Subgroup lattice isomorphic to the power set lattice If $G$ is a group, we denote by $\text{Sub}(G)$ the lattice of all subgroups of $G$, ordered by $\subseteq$. Given a cardinal $\kappa$, is there a group $G$ with $\text{Sub}(G) \cong {\cal P}(\kappa)$ where ${\cal P}(\kappa)$ denotes the power set lattice of all subsets of $\kappa$?
 A: The only such groups are of the form $\bigoplus_{p\in I}C_p$ for some set $I$ of primes. So the only possible $\kappa$ are the countable ones.
Indeed, given such $G$, one can identify $\kappa$ to the set of minimal subgroups, and every nontrivial subgroup contains a minimal one (hence $G$ is torsion).

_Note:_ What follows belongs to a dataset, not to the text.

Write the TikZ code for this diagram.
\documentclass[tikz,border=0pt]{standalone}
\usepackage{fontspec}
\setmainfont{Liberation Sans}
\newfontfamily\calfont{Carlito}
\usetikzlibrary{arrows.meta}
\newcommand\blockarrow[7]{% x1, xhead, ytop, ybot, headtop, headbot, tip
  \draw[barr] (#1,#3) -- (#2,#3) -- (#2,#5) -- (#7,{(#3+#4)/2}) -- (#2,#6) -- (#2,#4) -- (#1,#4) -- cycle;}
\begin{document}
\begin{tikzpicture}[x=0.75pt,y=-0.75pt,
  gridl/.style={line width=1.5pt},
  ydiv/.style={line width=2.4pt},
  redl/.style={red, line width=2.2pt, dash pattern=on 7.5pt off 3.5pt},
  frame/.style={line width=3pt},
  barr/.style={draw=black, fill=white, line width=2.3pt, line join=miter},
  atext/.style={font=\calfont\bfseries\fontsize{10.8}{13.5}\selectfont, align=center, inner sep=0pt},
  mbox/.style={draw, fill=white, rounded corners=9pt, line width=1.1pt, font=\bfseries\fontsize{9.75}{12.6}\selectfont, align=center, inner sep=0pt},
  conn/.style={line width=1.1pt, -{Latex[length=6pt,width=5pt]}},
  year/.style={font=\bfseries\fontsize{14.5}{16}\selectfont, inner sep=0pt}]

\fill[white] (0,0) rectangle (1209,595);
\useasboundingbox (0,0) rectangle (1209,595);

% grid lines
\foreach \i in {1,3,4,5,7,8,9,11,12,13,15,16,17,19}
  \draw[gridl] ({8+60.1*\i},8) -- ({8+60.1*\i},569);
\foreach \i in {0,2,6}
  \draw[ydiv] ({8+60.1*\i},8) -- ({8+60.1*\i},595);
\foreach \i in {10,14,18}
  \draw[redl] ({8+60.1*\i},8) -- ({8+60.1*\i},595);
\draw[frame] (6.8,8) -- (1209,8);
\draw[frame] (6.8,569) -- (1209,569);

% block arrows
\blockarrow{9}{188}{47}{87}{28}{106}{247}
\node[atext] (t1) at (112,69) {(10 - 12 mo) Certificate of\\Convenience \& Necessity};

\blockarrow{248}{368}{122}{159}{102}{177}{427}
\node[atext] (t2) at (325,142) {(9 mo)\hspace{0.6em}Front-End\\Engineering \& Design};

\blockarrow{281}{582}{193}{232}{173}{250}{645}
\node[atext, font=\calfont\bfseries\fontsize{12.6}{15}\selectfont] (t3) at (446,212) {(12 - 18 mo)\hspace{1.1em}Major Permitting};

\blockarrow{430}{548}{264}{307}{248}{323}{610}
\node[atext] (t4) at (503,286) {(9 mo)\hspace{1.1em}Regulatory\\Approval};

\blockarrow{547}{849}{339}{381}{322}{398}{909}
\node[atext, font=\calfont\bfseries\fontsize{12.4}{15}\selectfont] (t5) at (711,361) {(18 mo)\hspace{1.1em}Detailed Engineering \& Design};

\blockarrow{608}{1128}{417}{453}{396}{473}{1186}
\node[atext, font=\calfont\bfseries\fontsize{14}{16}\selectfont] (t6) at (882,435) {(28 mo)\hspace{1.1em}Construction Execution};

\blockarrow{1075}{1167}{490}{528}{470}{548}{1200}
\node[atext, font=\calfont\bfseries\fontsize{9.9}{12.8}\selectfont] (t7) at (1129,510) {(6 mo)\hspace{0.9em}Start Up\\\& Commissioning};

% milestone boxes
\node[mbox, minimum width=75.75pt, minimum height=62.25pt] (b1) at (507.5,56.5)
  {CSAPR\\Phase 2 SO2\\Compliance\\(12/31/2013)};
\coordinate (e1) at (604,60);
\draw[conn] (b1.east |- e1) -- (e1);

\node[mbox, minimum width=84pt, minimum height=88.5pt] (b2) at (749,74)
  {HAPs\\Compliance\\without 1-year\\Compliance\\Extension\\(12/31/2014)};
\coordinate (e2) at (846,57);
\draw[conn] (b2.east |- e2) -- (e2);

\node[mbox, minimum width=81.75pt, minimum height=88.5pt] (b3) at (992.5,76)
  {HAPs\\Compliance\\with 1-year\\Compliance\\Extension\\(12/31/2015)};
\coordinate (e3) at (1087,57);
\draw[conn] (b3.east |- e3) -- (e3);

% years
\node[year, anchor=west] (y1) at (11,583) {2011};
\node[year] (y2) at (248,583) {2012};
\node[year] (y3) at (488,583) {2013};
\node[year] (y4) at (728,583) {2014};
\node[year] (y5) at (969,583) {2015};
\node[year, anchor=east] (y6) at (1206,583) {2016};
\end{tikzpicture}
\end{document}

Given two minimal subgroups $C\neq C'$ (hence both of prime order), it follows from the assumption that the subgroup $H$ generated by $C,C'$ has only 4 subgroups: $H,C,C'$ and $1$. First, this forces $H$ to have finitely many subgroups and hence it's finite. Moreover it readily follows that $H=C\oplus C'$ and $C,C'$ have distinct prime order (if $|C|\neq |C'|$, then one identifies $C$ and $C'$ as Sylow subgroups and ok; if $|C|=|C'|=p$, if $H$ has order $\ge p^3$ one has more subgroups, and for $|H|=p^2$ one gets a contradiction since the number of subgroups is either $3$ or $p+3\neq 4$). Finally, $G$ has no cyclic subgroup of non-prime $p$-power order, since one would get a finite initial segment in the lattice not of the right form. Considering $x\in G$, it has finite order and hence is a product of elements of prime order. Since the minimal subgroup pairwise commute, $G$ is abelian and hence is a direct sum as described.

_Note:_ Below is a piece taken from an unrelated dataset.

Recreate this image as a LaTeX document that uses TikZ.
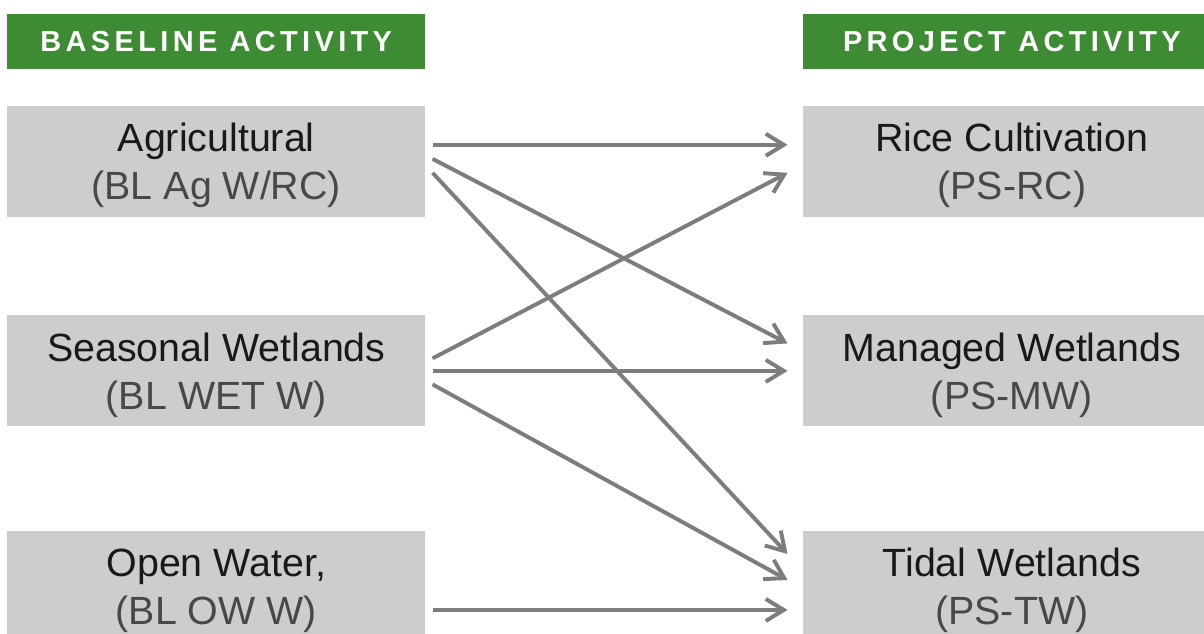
\documentclass[tikz,border=0pt]{standalone}
\usepackage{xcolor}
\usepackage{fontspec}
\setmainfont{Liberation Sans}
\newfontfamily\headfont[LetterSpace=15]{Liberation Sans}
\usepackage{tikz}
\usetikzlibrary{arrows.meta, positioning}

\definecolor{headgreen}{RGB}{61,139,51}
\definecolor{boxgray}{RGB}{204,205,207}
\definecolor{arrowgray}{RGB}{125,125,125}
\definecolor{subgray}{RGB}{72,72,72}

\newcommand{\lift}{\rule{0pt}{0.93em}}

\begin{document}
\begin{tikzpicture}[node distance=2cm]
\tikzstyle{header} = [rectangle, fill=headgreen, minimum width=10.45cm, minimum height=1.375cm, inner sep=0pt, text=white, font=\headfont\bfseries\fontsize{20.6}{24}\selectfont]
\tikzstyle{activity} = [rectangle, fill=boxgray, minimum width=10.45cm, minimum height=2.775cm, inner sep=0pt, align=center, text=black!90, font=\fontsize{28}{34.1}\selectfont]
\tikzstyle{arrow} = [arrowgray, line width=2.8pt, -{Straight Barb[length=0.45cm, width=0.55cm]}]

\useasboundingbox (0,0) rectangle (30.1,-15.85);

\node (base) [header, anchor=north west] at (0.175,-0.35) {BASELINE ACTIVITY};
\node (ag) [activity, below=0.9cm of base] {\lift Agricultural\\{\color{subgray}(BL Ag W/RC)}};
\node (sw) [activity, below=2.45cm of ag] {\lift Seasonal Wetlands\\{\color{subgray}(BL WET W)}};
\node (ow) [activity, below=2.6cm of sw] {\lift Open Water,\\{\color{subgray}(BL OW W)}};

\node (proj) [header, right=9.425cm of base] {PROJECT ACTIVITY};
\node (rc) [activity, right=9.425cm of ag] {\lift Rice Cultivation\\{\color{subgray}(PS-RC)}};
\node (mw) [activity, right=9.425cm of sw] {\lift Managed Wetlands\\{\color{subgray}(PS-MW)}};
\node (tw) [activity, right=9.425cm of ow] {\lift Tidal Wetlands\\{\color{subgray}(PS-TW)}};

\draw [arrow] ([xshift=0.175cm, yshift=0.4125cm]ag.east) -- ([xshift=-0.375cm, yshift=0.4125cm]rc.west);
\draw [arrow] ([xshift=0.175cm, yshift=0.0625cm]ag.east) -- ([xshift=-0.375cm, yshift=0.6875cm]mw.west);
\draw [arrow] ([xshift=0.175cm, yshift=-0.2875cm]ag.east) -- ([xshift=-0.375cm, yshift=0.8125cm]tw.west);
\draw [arrow] ([xshift=0.175cm, yshift=0.3125cm]sw.east) -- ([xshift=-0.375cm, yshift=-0.2875cm]rc.west);
\draw [arrow] ([xshift=0.175cm]sw.east) -- ([xshift=-0.375cm]mw.west);
\draw [arrow] ([xshift=0.175cm, yshift=-0.3375cm]sw.east) -- ([xshift=-0.375cm, yshift=0.1625cm]tw.west);
\draw [arrow] ([xshift=0.175cm, yshift=-0.5875cm]ow.east) -- ([xshift=-0.375cm, yshift=-0.5875cm]tw.west);

\end{tikzpicture}
\end{document}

Edit: here's a more general result. Suppose that the lattice of subgroups satisfies (a) for all $a<b<c$, the interval $[a,c]=\{d:a\le d\le c\}$ is not a chain. (b) for all $a\le b,a\le c$ such that both $[a,b]$ and $[a,c]$ are finite, the interval $[a,a\vee c]$ is finite. (c) for all $a\le b,a\le c$ with $b\neq c$ such that $[a,b]=\{a,b\}$ and $[a,c]=\{a,c\}$, we have $[a,b\vee c]=\{a,b,c,b\vee c\}$. Then the group has the above form.
(This applies when the lattice of subgroups is a Boolean algebra, even without assuming it to have atoms.)

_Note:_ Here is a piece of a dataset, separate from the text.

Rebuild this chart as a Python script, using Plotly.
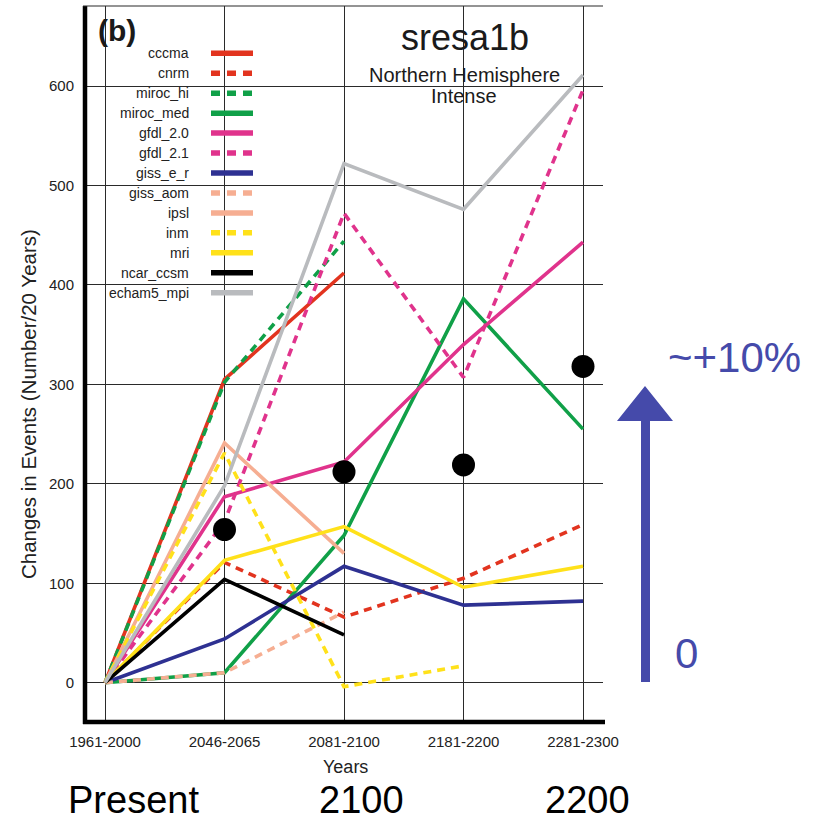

Indeed, first (b) implies that for no prime $p$, $\mathbf{Z}/p^2\mathbf{Z}$ is not a isomorphic to a subquotient of $G$. In particular, $G$ is torsion, and all elements have square-free order. This implies that $G$ is generated by its subgroups of prime order. Next, (b) implies that any finite union of cyclic subgroups of prime order is contained in a finite subgroup (since a group with finitely many subgroups has to be finite.) Finally, (c) implies (as already done in the previous paragraph) that any two cyclic subgroups of prime order have distinct order and centralize each other. Whence the conclusion.